Thursday, Aug 6: 10:30 AM - 12:20 PM
1500
Topic-Contributed Paper Session
Thomas M. Menino Convention & Exhibition Center
Room: CC-252B
Applied
No
Main Sponsor
IMS
Co Sponsors
International Indian Statistical Association
International Society for Bayesian Analysis (ISBA)
Presentations
In any Generative Model, the generated samples can be distributed according to a different distribution than the \emph{data distribution}, due to inevitable learning errors. Moreover, this discrepancy, and metrics for evaluating the generated samples, are hard to characterize in high dimensions. In this work, we explore a method to approximate the stochastic Koopman operator of the OU process and use this approximation as a lazy way to generate new samples. Although such an approximation does not produce the target probability distribution, it is amenable to adapt to learn certain features, e.g., sampling from the same support, of the target. This is joint work with Georg Gottwald (U Sydney).
Diffusion language models (DLMs) have emerged as a compelling alternative to autoregressive (AR) models by enabling parallel, non-sequential token generation. Despite their strong empirical performance, the theoretical understanding of how decoding strategies affect sampling efficiency remains limited. In this talk, we present recent theoretical advances showing that DLM sampling can be substantially accelerated through decoding strategies that exploit low-dimensional structure in the target data distribution. We establish convergence guarantees for both uniform and confidence-based decoding strategies, proving that high-quality samples can be generated in a sublinear number of iterations. In particular, the iteration complexity depends on information-theoretic quantities that capture the intrinsic complexity of the target distribution. These results provide a theoretical foundation for efficient diffusion-based language generation and offer principled insights into decoding strategy design.
I will present some findings from recent works (with coauthors)
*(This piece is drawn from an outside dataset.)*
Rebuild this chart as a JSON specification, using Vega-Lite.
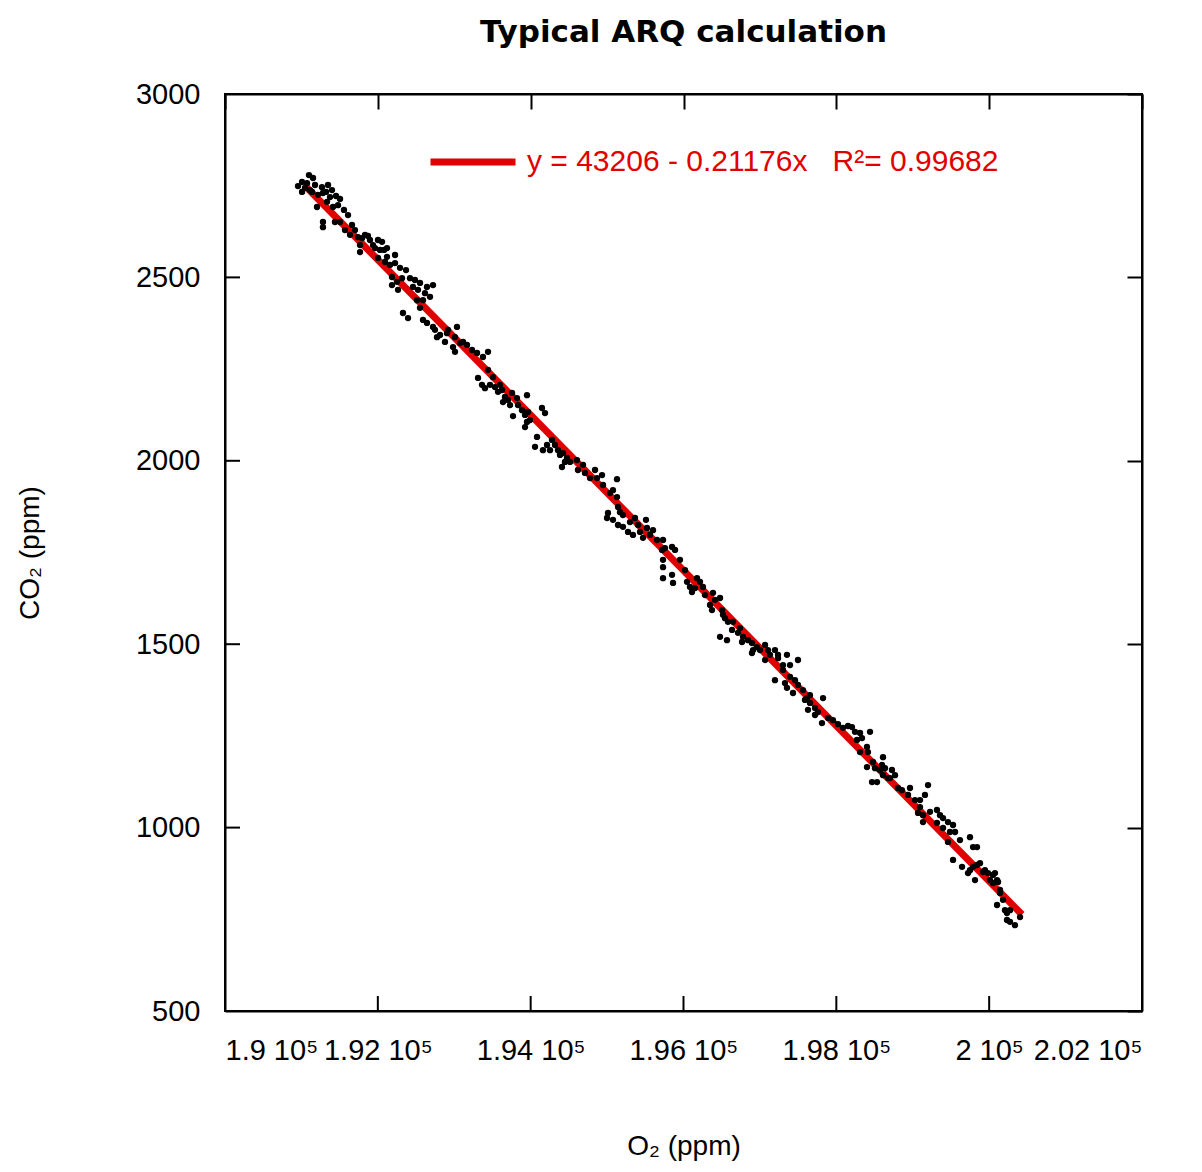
{
  "$schema": "https://vega.github.io/schema/vega-lite/v6.json",
  "autosize": "none",
  "width": 917,
  "height": 917,
  "padding": {"left": 225, "top": 94, "right": 60, "bottom": 161},
  "background": "white",
  "title": {"text": "Typical ARQ calculation", "fontSize": 31, "fontWeight": "bold", "font": "DejaVu Sans", "color": "black", "offset": 31, "anchor": "middle"},
  "config": {
    "view": {"stroke": "black", "strokeWidth": 2},
    "axis": {"grid": false, "zindex": 2, "domainColor": "black", "domainWidth": 2, "tickColor": "black", "tickWidth": 2, "labelFont": "Liberation Sans", "labelFontSize": 29, "labelColor": "black", "titleFont": "Liberation Sans", "titleFontSize": 28, "titleFontWeight": "normal", "titleColor": "black"}
  },
  "datasets": {
    "pts": [
      {"O2":191008,"CO2":2760},{"O2":191099,"CO2":2779},{"O2":191152,"CO2":2771},{"O2":191008,"CO2":2733},{"O2":191073,"CO2":2757},{"O2":191139,"CO2":2733},{"O2":191178,"CO2":2752},{"O2":191269,"CO2":2746},{"O2":191282,"CO2":2730},{"O2":191348,"CO2":2752},{"O2":191400,"CO2":2738},{"O2":191374,"CO2":2719},{"O2":191335,"CO2":2706},{"O2":191413,"CO2":2692},{"O2":191505,"CO2":2714},{"O2":191204,"CO2":2692},{"O2":191282,"CO2":2651},{"O2":191282,"CO2":2637},{"O2":191439,"CO2":2651},{"O2":191505,"CO2":2651},{"O2":191610,"CO2":2670},{"O2":191570,"CO2":2629},{"O2":191636,"CO2":2616},{"O2":191740,"CO2":2610},{"O2":191832,"CO2":2616},{"O2":191767,"CO2":2588},{"O2":191767,"CO2":2569},{"O2":191897,"CO2":2602},{"O2":191937,"CO2":2588},{"O2":192002,"CO2":2602},{"O2":192055,"CO2":2597},{"O2":192028,"CO2":2575},{"O2":192002,"CO2":2553},{"O2":192120,"CO2":2580},{"O2":192120,"CO2":2556},{"O2":192159,"CO2":2534},{"O2":192225,"CO2":2561},{"O2":192225,"CO2":2539},{"O2":192185,"CO2":2501},{"O2":192185,"CO2":2479},{"O2":192251,"CO2":2488},{"O2":192264,"CO2":2466},{"O2":192369,"CO2":2520},{"O2":192421,"CO2":2498},{"O2":192460,"CO2":2474},{"O2":192552,"CO2":2485},{"O2":192643,"CO2":2474},{"O2":192722,"CO2":2479},{"O2":192513,"CO2":2438},{"O2":192591,"CO2":2438},{"O2":192552,"CO2":2417},{"O2":192329,"CO2":2403},{"O2":192395,"CO2":2389},{"O2":192591,"CO2":2384},{"O2":192643,"CO2":2376},{"O2":192722,"CO2":2365},{"O2":192774,"CO2":2337},{"O2":192918,"CO2":2357},{"O2":193036,"CO2":2365},{"O2":193115,"CO2":2324},
      {"O2":190955,"CO2":2749},{"O2":191047,"CO2":2744},{"O2":191112,"CO2":2738},{"O2":191217,"CO2":2725},{"O2":191322,"CO2":2733},{"O2":191453,"CO2":2722},{"O2":191479,"CO2":2697},{"O2":191557,"CO2":2684},{"O2":191662,"CO2":2643},{"O2":191701,"CO2":2629},{"O2":191793,"CO2":2607},{"O2":191871,"CO2":2613},{"O2":191963,"CO2":2580},{"O2":192081,"CO2":2575},{"O2":192094,"CO2":2542},{"O2":192290,"CO2":2526},{"O2":192316,"CO2":2498},{"O2":192486,"CO2":2493},{"O2":192526,"CO2":2466},{"O2":192617,"CO2":2457},{"O2":192683,"CO2":2447},{"O2":192748,"CO2":2357},{"O2":192814,"CO2":2343},
      {"O2":192905,"CO2":2348},{"O2":193010,"CO2":2337},{"O2":193075,"CO2":2321},{"O2":192984,"CO2":2310},{"O2":193010,"CO2":2297},{"O2":192879,"CO2":2324},{"O2":193232,"CO2":2302},{"O2":193298,"CO2":2294},{"O2":193376,"CO2":2283},{"O2":193442,"CO2":2297},{"O2":193442,"CO2":2248},{"O2":193507,"CO2":2228},{"O2":193311,"CO2":2226},{"O2":193363,"CO2":2207},{"O2":193402,"CO2":2198},{"O2":193468,"CO2":2207},{"O2":193533,"CO2":2201},{"O2":193573,"CO2":2188},{"O2":193625,"CO2":2193},{"O2":193664,"CO2":2174},{"O2":193638,"CO2":2160},{"O2":193703,"CO2":2166},{"O2":193756,"CO2":2185},{"O2":193821,"CO2":2171},{"O2":193834,"CO2":2152},{"O2":193887,"CO2":2138},{"O2":193952,"CO2":2179},{"O2":193926,"CO2":2125},{"O2":193965,"CO2":2133},{"O2":193952,"CO2":2106},{"O2":193926,"CO2":2092},{"O2":193769,"CO2":2122},{"O2":194148,"CO2":2144},{"O2":194188,"CO2":2130},{"O2":194083,"CO2":2065},{"O2":194057,"CO2":2038},{"O2":194161,"CO2":2029},{"O2":194214,"CO2":2043},{"O2":194279,"CO2":2057},{"O2":194358,"CO2":2029},{"O2":194384,"CO2":2016},{"O2":194423,"CO2":2021},{"O2":194475,"CO2":2008},{"O2":194410,"CO2":1983},{"O2":194515,"CO2":1997},{"O2":194606,"CO2":2002},{"O2":194619,"CO2":1975},
      {"O2":193167,"CO2":2316},{"O2":193599,"CO2":2207},{"O2":193730,"CO2":2152},{"O2":193991,"CO2":2111},{"O2":194253,"CO2":2029},{"O2":194318,"CO2":2043},{"O2":194449,"CO2":1997},{"O2":194777,"CO2":1953},{"O2":194842,"CO2":1975},{"O2":195038,"CO2":1912},{"O2":195169,"CO2":1860},{"O2":195405,"CO2":1825},{"O2":195562,"CO2":1798},{"O2":195758,"CO2":1762},{"O2":196020,"CO2":1702},{"O2":196151,"CO2":1653},{"O2":196412,"CO2":1621},{"O2":196543,"CO2":1571},{"O2":196739,"CO2":1544},{"O2":196962,"CO2":1492},{"O2":197132,"CO2":1471},{"O2":197459,"CO2":1402},{"O2":197590,"CO2":1348},{"O2":197760,"CO2":1315},{"O2":198022,"CO2":1282},{"O2":198153,"CO2":1277},{"O2":198270,"CO2":1239},{"O2":198506,"CO2":1162},{"O2":198702,"CO2":1135},{"O2":198859,"CO2":1102},{"O2":199029,"CO2":1075},{"O2":199226,"CO2":1043},{"O2":199487,"CO2":988},{"O2":199618,"CO2":966},{"O2":199945,"CO2":884},{"O2":200181,"CO2":803},
      {"O2":194685,"CO2":1989},{"O2":194711,"CO2":1967},{"O2":194868,"CO2":1953},{"O2":194934,"CO2":1961},{"O2":194947,"CO2":1934},{"O2":195077,"CO2":1920},{"O2":195130,"CO2":1950},{"O2":195130,"CO2":1901},{"O2":195143,"CO2":1874},{"O2":195208,"CO2":1852},{"O2":195012,"CO2":1858},{"O2":194999,"CO2":1844},{"O2":195077,"CO2":1839},{"O2":195143,"CO2":1825},{"O2":195208,"CO2":1820},{"O2":195300,"CO2":1833},{"O2":195365,"CO2":1844},{"O2":195274,"CO2":1806},{"O2":195339,"CO2":1798},{"O2":195431,"CO2":1806},{"O2":195470,"CO2":1790},{"O2":195522,"CO2":1817},{"O2":195509,"CO2":1839},{"O2":195601,"CO2":1811},{"O2":195653,"CO2":1784},{"O2":195732,"CO2":1784},{"O2":195719,"CO2":1757},{"O2":195732,"CO2":1730},{"O2":195732,"CO2":1710},{"O2":195850,"CO2":1765},{"O2":195889,"CO2":1757},{"O2":195954,"CO2":1730},{"O2":195732,"CO2":1680},{"O2":195850,"CO2":1689},{"O2":195863,"CO2":1667},{"O2":196046,"CO2":1670},{"O2":196085,"CO2":1656},{"O2":196111,"CO2":1642},{"O2":196177,"CO2":1680},{"O2":196216,"CO2":1670},
      {"O2":196255,"CO2":1656},{"O2":196281,"CO2":1634},{"O2":196386,"CO2":1640},{"O2":196478,"CO2":1626},{"O2":196347,"CO2":1607},{"O2":196373,"CO2":1593},{"O2":196504,"CO2":1593},{"O2":196517,"CO2":1580},{"O2":196582,"CO2":1561},{"O2":196648,"CO2":1561},{"O2":196635,"CO2":1539},{"O2":196478,"CO2":1520},{"O2":196569,"CO2":1511},{"O2":196713,"CO2":1531},{"O2":196779,"CO2":1520},{"O2":196766,"CO2":1506},{"O2":196844,"CO2":1511},{"O2":196896,"CO2":1503},{"O2":196910,"CO2":1484},{"O2":196896,"CO2":1476},{"O2":197001,"CO2":1484},{"O2":197067,"CO2":1498},{"O2":197106,"CO2":1484},{"O2":197067,"CO2":1457},{"O2":197197,"CO2":1484},{"O2":197237,"CO2":1471},{"O2":197237,"CO2":1462},{"O2":197354,"CO2":1471},{"O2":197498,"CO2":1457},{"O2":197302,"CO2":1443},{"O2":197394,"CO2":1443},{"O2":197302,"CO2":1430},{"O2":197197,"CO2":1402},{"O2":197394,"CO2":1411},{"O2":197328,"CO2":1394},{"O2":197354,"CO2":1381},{"O2":197433,"CO2":1367},{"O2":197498,"CO2":1389},{"O2":197564,"CO2":1375},{"O2":197616,"CO2":1353},{"O2":197655,"CO2":1361},{"O2":197655,"CO2":1340},{"O2":197721,"CO2":1326},{"O2":197629,"CO2":1321},{"O2":197826,"CO2":1353},{"O2":197721,"CO2":1307},{"O2":197812,"CO2":1285},{"O2":197891,"CO2":1299},
      {"O2":197956,"CO2":1293},{"O2":198087,"CO2":1272},{"O2":198205,"CO2":1274},{"O2":198244,"CO2":1261},{"O2":198310,"CO2":1258},{"O2":198336,"CO2":1244},{"O2":198441,"CO2":1261},{"O2":198401,"CO2":1220},{"O2":198414,"CO2":1206},{"O2":198310,"CO2":1206},{"O2":198480,"CO2":1179},{"O2":198401,"CO2":1165},{"O2":198611,"CO2":1192},{"O2":198598,"CO2":1171},{"O2":198571,"CO2":1157},{"O2":198637,"CO2":1162},{"O2":198728,"CO2":1157},{"O2":198768,"CO2":1143},{"O2":198467,"CO2":1124},{"O2":198532,"CO2":1124},{"O2":198611,"CO2":1143},{"O2":198676,"CO2":1135},{"O2":198807,"CO2":1108},{"O2":198964,"CO2":1108},{"O2":198938,"CO2":1089},{"O2":199200,"CO2":1116},{"O2":199160,"CO2":1089},{"O2":199095,"CO2":1075},{"O2":199095,"CO2":1056},{"O2":199069,"CO2":1040},{"O2":199134,"CO2":1034},{"O2":199134,"CO2":1015},{"O2":199317,"CO2":1048},{"O2":199357,"CO2":1034},{"O2":199396,"CO2":1026},{"O2":199317,"CO2":1013},{"O2":199461,"CO2":1015},{"O2":199527,"CO2":1007},{"O2":199396,"CO2":999},{"O2":199553,"CO2":988},{"O2":199461,"CO2":961},{"O2":199749,"CO2":974},{"O2":199789,"CO2":947},{"O2":199841,"CO2":947},{"O2":199527,"CO2":912},{"O2":199645,"CO2":893},{"O2":199749,"CO2":884},{"O2":199789,"CO2":893},{"O2":199841,"CO2":898},{"O2":199880,"CO2":903},{"O2":199723,"CO2":876},{"O2":199815,"CO2":857},{"O2":199919,"CO2":879},{"O2":199985,"CO2":876},{"O2":200050,"CO2":871},{"O2":200011,"CO2":857},{"O2":200076,"CO2":876},{"O2":200103,"CO2":857},{"O2":200116,"CO2":852},{"O2":200050,"CO2":849},{"O2":200142,"CO2":830},{"O2":200142,"CO2":822},{"O2":200103,"CO2":789},{"O2":200207,"CO2":775},{"O2":200273,"CO2":775},{"O2":200233,"CO2":767},{"O2":200404,"CO2":756},{"O2":200233,"CO2":748},{"O2":200273,"CO2":743},{"O2":200338,"CO2":734}
    ],
    "fit": [
      {"O2": 191047, "CO2": 2750, "series": "y = 43206 - 0.21176x\u00a0\u00a0\u00a0R²= 0.99682"},
      {"O2": 200430, "CO2": 763, "series": "y = 43206 - 0.21176x\u00a0\u00a0\u00a0R²= 0.99682"}
    ],
    "xticks": [{"O2": 192000}, {"O2": 194000}, {"O2": 196000}, {"O2": 198000}, {"O2": 200000}],
    "yticks": [{"CO2": 1000}, {"CO2": 1500}, {"CO2": 2000}, {"CO2": 2500}]
  },
  "layer": [
    {
      "data": {"name": "fit"},
      "mark": {"type": "line", "strokeWidth": 7, "clip": false},
      "encoding": {
        "x": {"field": "O2", "type": "quantitative", "scale": {"domain": [190000, 202000], "nice": false, "zero": false},
              "axis": {"orient": "top", "labels": false, "title": null, "ticks": true, "tickSize": -15, "values": [190000,192000,194000,196000,198000,200000,202000]}},
        "y": {"field": "CO2", "type": "quantitative", "scale": {"domain": [500, 3000], "nice": false, "zero": false},
              "axis": {"orient": "right", "labels": false, "title": null, "ticks": true, "tickSize": -15, "values": [500,1000,1500,2000,2500,3000]}},
        "color": {"field": "series", "type": "nominal", "scale": {"range": ["#e00000"]},
                  "legend": {"orient": "none", "legendX": 202, "legendY": 22, "title": null, "symbolType": "stroke", "symbolSize": 7225, "symbolStrokeWidth": 7, "labelFont": "Liberation Sans", "labelFontSize": 30, "labelColor": "#e00000", "labelOffset": 8, "labelLimit": 0}}
      }
    },
    {
      "data": {"name": "xticks"},
      "mark": {"type": "rule", "color": "black", "strokeWidth": 2},
      "encoding": {
        "x": {"field": "O2", "type": "quantitative", "axis": null},
        "y": {"datum": 500, "type": "quantitative", "axis": null},
        "y2": {"datum": 541}
      }
    },
    {
      "data": {"name": "yticks"},
      "mark": {"type": "rule", "color": "black", "strokeWidth": 2},
      "encoding": {
        "y": {"field": "CO2", "type": "quantitative", "axis": null},
        "x": {"datum": 190000, "type": "quantitative", "axis": null},
        "x2": {"datum": 190196}
      }
    },
    {
      "data": {"name": "pts"},
      "mark": {"type": "point", "filled": true, "color": "black", "size": 40, "opacity": 1},
      "encoding": {
        "x": {"field": "O2", "type": "quantitative",
              "axis": {"orient": "bottom", "title": "O₂ (ppm)", "titlePadding": 67, "ticks": false, "labelPadding": 25, "values": [190000,192000,194000,196000,198000,200000,202000],
                       "labelExpr": "toString(round(datum.value/100)/1000) + ' 10⁵'"}},
        "y": {"field": "CO2", "type": "quantitative",
              "axis": {"orient": "left", "title": "CO₂ (ppm)", "titlePadding": 91, "ticks": false, "labelPadding": 25, "format": "d", "values": [500,1000,1500,2000,2500,3000]}}
      }
    }
  ],
  "resolve": {"axis": {"x": "independent", "y": "independent"}}
}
on the connections between MCMC and density estimation/
generative modeling.
Diffusion models and flow-based methods have shown impressive generative capability, especially for images, but their sampling is expensive because it requires many iterative updates. We introduce W-Flow, a framework for training a generator that transforms samples from a simple reference distribution into samples from a target data distribution in a single step. This is achieved in two steps: we first define an evolution from the reference distribution to the target distribution through a Wasserstein gradient flow that minimizes an energy functional; second, we train a static neural generator to compress this evolution into one-step generation. We instantiate the energy functional with the Sinkhorn divergence, which yields an efficient optimal-transport-based update rule that captures global distributional discrepancy and improves coverage of the target distribution. We further prove that the finite-sample training dynamics converge to the continuous-time distributional dynamics under suitable assumptions. Empirically, W-Flow sets a new state of the art for one-step ImageNet 256x256 generation, achieving 1.29 FID, with improved mode coverage and domain transfer. Compared to multi-step diffusion models with similar FID scores, our method yields approximately 100x faster sampling. These results show that Wasserstein gradient flows provide a principled and effective foundation for fast and high-fidelity generative modeling.